Extract every line below that contains the word "chart".

Data provided ▸

/---

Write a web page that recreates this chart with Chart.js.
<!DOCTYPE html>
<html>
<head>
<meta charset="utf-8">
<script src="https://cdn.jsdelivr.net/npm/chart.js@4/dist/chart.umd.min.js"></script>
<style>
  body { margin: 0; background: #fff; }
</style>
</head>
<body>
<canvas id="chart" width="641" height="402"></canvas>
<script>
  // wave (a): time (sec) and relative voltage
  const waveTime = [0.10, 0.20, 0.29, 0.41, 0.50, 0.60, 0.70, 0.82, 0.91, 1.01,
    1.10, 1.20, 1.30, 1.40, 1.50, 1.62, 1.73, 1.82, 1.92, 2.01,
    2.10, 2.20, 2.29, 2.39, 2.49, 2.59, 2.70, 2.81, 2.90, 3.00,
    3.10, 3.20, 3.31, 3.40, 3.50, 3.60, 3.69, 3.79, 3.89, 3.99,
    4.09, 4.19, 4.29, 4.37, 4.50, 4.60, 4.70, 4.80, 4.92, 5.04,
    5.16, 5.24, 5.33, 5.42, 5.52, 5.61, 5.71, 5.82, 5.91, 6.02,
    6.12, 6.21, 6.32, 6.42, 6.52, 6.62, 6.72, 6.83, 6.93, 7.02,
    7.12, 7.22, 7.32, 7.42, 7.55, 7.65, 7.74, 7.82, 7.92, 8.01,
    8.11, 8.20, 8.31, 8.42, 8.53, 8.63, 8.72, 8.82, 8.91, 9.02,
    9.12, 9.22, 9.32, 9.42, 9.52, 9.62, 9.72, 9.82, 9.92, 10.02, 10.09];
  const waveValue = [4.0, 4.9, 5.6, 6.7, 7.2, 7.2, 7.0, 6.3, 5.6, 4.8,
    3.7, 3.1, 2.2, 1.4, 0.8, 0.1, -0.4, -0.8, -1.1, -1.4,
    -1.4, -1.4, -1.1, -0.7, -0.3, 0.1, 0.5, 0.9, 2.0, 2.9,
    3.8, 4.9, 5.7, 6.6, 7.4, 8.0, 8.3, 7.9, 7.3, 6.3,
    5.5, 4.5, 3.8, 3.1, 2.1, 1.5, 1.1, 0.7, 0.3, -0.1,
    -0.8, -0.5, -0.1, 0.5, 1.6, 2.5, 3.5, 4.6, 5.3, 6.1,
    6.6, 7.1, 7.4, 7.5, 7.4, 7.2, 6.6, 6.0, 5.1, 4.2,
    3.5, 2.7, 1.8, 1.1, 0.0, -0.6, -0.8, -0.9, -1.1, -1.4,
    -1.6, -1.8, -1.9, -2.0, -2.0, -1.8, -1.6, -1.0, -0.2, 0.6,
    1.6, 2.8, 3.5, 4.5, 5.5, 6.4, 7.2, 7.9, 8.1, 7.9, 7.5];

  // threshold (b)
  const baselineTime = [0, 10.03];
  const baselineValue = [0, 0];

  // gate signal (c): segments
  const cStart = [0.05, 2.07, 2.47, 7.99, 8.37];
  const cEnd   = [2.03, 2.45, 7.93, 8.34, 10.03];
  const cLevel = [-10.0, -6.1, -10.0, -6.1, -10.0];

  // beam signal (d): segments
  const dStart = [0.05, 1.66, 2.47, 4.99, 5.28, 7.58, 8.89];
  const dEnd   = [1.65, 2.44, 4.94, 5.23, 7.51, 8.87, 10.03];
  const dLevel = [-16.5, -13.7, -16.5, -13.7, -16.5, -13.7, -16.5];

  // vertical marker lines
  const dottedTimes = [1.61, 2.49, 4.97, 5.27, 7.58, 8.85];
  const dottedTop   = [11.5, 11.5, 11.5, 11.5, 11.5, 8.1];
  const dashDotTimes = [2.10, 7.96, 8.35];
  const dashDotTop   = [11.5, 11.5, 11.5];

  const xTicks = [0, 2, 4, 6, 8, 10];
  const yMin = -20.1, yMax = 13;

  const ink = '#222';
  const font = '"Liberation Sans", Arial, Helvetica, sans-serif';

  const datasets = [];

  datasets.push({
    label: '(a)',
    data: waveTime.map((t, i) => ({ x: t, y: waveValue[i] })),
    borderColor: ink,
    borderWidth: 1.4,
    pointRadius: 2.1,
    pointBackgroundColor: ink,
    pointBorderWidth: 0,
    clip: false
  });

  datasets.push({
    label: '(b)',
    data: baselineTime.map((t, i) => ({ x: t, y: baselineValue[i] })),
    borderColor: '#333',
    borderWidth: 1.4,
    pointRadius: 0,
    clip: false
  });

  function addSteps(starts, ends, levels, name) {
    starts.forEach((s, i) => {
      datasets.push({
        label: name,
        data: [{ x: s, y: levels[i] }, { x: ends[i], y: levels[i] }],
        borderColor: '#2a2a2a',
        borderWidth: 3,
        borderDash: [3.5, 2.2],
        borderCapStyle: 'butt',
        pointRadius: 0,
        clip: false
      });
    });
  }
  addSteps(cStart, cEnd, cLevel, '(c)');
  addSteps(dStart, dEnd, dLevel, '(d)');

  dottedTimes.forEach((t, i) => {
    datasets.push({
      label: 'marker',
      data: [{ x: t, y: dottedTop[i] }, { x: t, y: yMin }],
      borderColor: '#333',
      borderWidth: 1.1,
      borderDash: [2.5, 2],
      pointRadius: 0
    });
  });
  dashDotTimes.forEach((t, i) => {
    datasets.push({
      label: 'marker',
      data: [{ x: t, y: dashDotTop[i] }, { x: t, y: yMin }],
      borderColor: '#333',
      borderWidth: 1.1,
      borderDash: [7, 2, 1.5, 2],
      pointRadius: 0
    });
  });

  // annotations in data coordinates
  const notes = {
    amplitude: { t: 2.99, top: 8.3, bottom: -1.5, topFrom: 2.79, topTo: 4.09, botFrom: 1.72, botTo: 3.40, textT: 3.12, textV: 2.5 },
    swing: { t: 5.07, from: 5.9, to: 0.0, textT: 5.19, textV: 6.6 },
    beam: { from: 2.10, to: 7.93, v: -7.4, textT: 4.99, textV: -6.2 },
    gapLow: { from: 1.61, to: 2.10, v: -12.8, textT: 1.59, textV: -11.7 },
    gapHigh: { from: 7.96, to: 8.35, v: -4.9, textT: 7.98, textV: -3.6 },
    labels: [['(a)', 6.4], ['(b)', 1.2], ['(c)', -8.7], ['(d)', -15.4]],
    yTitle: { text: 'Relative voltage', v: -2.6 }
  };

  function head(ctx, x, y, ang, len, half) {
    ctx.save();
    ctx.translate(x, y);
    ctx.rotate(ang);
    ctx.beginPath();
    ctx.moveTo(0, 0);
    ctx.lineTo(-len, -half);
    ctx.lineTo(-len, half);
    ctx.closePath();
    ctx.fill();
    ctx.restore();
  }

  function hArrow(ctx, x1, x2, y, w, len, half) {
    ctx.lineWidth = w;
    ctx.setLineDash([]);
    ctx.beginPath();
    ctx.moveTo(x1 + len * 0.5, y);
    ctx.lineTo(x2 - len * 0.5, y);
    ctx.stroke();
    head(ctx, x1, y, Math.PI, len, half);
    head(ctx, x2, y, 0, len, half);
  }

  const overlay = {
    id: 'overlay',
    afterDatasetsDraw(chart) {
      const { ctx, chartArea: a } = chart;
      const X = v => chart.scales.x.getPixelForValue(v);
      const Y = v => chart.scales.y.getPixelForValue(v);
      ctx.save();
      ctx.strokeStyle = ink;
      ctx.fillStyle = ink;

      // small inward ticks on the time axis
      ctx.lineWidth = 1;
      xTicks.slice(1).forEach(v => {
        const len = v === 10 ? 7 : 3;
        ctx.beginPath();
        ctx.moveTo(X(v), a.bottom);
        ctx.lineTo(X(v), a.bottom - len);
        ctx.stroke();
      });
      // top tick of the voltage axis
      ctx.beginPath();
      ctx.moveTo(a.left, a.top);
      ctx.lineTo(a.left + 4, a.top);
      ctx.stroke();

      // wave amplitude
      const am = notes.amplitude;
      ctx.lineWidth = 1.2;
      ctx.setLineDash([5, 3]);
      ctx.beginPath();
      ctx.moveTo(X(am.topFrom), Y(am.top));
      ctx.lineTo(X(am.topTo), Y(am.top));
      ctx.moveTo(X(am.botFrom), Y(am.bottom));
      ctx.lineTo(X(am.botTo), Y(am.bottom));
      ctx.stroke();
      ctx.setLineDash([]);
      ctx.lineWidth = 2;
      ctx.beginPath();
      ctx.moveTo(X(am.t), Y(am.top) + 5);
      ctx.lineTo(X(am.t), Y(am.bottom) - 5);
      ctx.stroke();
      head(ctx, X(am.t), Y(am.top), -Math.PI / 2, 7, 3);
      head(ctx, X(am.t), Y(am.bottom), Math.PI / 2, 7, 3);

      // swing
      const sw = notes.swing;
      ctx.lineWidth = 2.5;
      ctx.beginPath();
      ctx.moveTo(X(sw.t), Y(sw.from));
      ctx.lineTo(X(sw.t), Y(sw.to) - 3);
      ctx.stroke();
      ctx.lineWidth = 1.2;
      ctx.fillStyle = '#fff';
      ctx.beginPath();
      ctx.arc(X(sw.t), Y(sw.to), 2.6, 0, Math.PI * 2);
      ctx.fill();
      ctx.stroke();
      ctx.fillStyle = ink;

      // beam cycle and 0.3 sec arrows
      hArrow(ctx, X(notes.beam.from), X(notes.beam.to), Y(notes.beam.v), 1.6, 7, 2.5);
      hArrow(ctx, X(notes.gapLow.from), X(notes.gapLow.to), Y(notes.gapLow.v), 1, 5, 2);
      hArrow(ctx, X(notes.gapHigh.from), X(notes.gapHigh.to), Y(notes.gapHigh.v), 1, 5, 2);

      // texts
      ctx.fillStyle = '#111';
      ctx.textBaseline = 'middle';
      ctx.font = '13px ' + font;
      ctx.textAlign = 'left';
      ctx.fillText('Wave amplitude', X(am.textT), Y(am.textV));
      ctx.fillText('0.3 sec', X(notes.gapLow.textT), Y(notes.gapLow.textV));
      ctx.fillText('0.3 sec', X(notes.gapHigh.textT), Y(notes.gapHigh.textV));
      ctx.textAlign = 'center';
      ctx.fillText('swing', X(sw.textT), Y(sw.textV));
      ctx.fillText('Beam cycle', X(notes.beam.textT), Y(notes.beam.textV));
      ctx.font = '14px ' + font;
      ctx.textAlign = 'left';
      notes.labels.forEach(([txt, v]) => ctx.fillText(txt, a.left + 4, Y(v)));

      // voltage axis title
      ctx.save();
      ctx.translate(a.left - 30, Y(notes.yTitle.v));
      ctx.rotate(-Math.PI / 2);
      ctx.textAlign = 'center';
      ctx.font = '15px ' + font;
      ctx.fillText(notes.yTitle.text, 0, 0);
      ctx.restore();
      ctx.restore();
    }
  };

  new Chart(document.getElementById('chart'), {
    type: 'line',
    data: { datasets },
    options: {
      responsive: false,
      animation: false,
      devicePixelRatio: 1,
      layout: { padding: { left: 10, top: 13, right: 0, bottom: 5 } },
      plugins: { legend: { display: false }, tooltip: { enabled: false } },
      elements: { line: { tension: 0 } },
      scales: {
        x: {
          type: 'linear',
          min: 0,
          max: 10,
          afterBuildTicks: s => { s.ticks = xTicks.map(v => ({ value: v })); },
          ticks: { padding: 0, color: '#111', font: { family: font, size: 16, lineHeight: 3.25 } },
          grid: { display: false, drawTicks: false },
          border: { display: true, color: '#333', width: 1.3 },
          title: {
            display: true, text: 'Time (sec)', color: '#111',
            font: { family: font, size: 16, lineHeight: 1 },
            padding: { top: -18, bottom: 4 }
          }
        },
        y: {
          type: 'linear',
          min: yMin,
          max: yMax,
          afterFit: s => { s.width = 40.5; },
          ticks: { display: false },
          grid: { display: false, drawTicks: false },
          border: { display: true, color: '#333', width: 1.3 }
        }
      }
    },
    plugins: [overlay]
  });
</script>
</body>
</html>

\---
/---

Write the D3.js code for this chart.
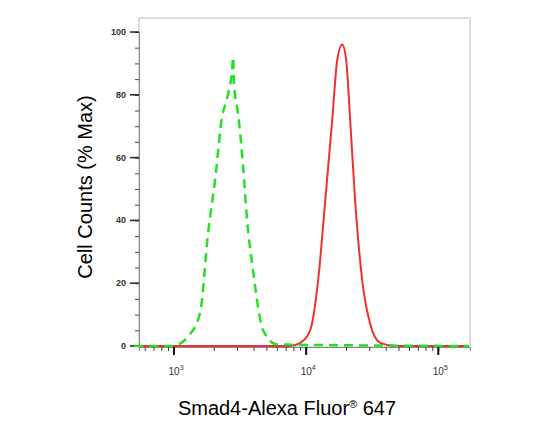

\---

Exercise answer ▸
Write a web page that recreates this chart with Chart.js.
<script src="https://cdn.jsdelivr.net/npm/chart.js@4/dist/chart.umd.min.js"></script>
<canvas id="chart" width="641" height="402"></canvas>
    afterDatasetsDraw(chart) {
      const { ctx, chartArea: a } = chart;
      const X = v => chart.scales.x.getPixelForValue(v);
      const Y = v => chart.scales.y.getPixelForValue(v);
  new Chart(document.getElementById('chart'), {
Write the D3.js code for this chart.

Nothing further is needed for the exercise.